The issue of credit capital congestion causing economic stagnation is being dissected at the National Assembly. On May 31, contributing comments at the discussion on the implementation of the socio-economic development plan and state budget in the first months of 2023 under the program of the 5th Session of the 15th National Assembly, delegate To Ai Vang (National Assembly delegation of Soc Trang province) said that since the beginning of 2023, the State Bank has had 3 rounds of reducing operating interest rates, but currently businesses still have difficulty accessing loans.
"The mandatory ratio that each bank must ensure is the safety coefficient in the fields along with the required reserve, which has helped the State Bank control inflation. Just by using many mandatory reserve tools along with applying the safety coefficient regulations, banks can self-adjust without depending too much on the credit room ceiling. Therefore, the State Bank needs to have a flexible management method. That is, assigning the total room from the beginning of the year, avoiding the situation where the first half of the year accelerates, the room runs out at the end of the year or is suddenly tightened. In addition, the State Bank should consider having a flexible and diverse lending mechanism, especially unsecured loan packages based on the effective operating time and cash flow of enterprises. In addition, the State Bank needs to direct commercial banks to review all procedures and credit conditions, increasing the ability of enterprises to access loans," delegate Ai Vang analyzed.
Professor Tran Ngoc Tho, member of the National Monetary and Financial Policy Advisory Council, raised the issue: Everyone can see that in the 3 years of the Covid-19 pandemic, business activities have declined a lot, many places have closed, and business is difficult. However, the fact that banks still report profits means there is something wrong, mysterious, and unacceptable. According to Mr. Tho, banking activities are a field that not everyone understands, so any proposal to reduce interest rates or provide credit is refuted by banks with arguments such as businesses have no orders, no need to borrow... "So now, if we reduce loan interest rates sharply, we will know whether businesses and individuals will borrow or not," Mr. Tho said frankly.

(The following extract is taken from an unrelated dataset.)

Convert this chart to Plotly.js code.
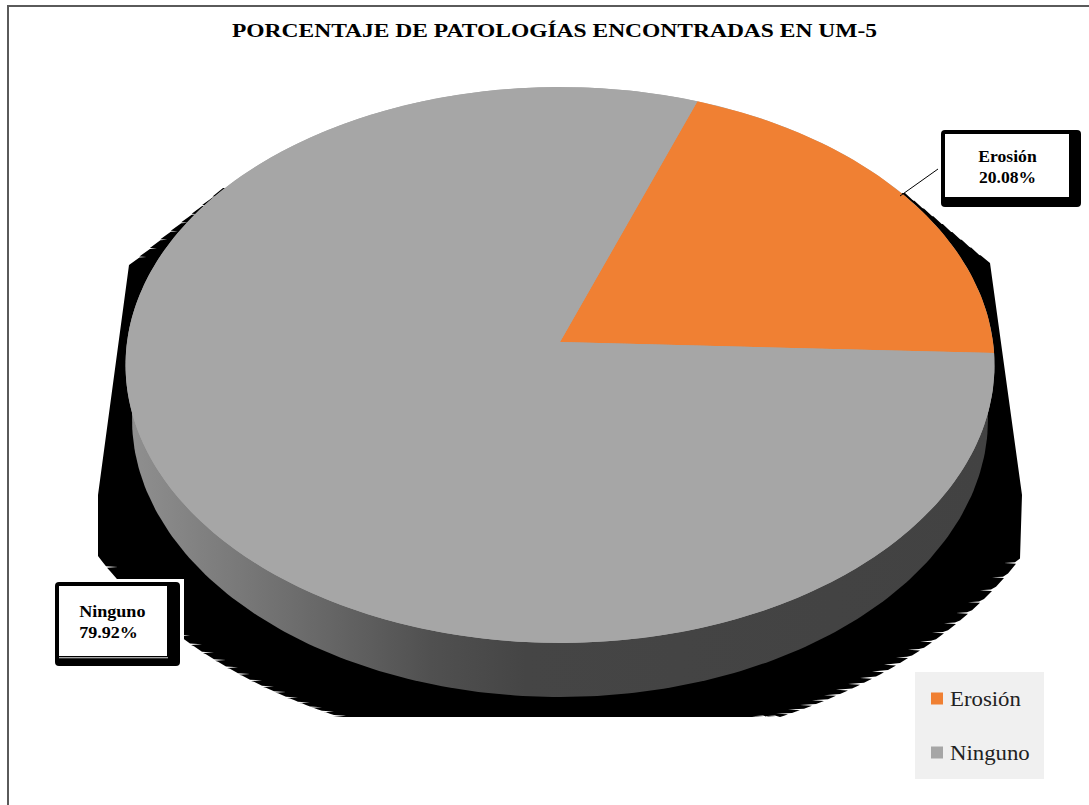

Thinking that the State Bank needs to review the management of credit activities by granting limits to each bank in the year, Professor and Doctor Tran Ngoc Tho questioned that when the room is almost full, it means that interest rates will increase; and he suggested that the amount of loans that banks lend should be their business, as long as the banks must ensure the criteria set by the State Bank.
"The credit room is not the optimal solution yet, but whether Basel II (the risk management standard in banking) is more optimal or not requires more time to accurately assess. After all, the cause of all crises and failures of banks in the world has a common denominator, which is the supervisory capacity of the management agency. This also means that if the credit room is maintained, is the State Bank of Vietnam admitting that the management and supervision apparatus is not adequate, so it has to resort to the "golden ring" of force majeure?", Dr. Tho asked.
At the same time, Professor Tran Ngoc Tho said that real interest rates (lending interest rates minus inflation) cannot exceed economic growth rates. Vietnam's average lending interest rates are currently around 14%/year, minus inflation of around 4%/year, so real lending interest rates are around 10%. Meanwhile, the expected economic growth rate in 2023 is only 6% or less. That is, the entire economy's wealth creation in 2023 (and many years before) is not enough to pay off interest debts. If this situation does not improve, the economy will be exhausted in the next few years, maybe even this year.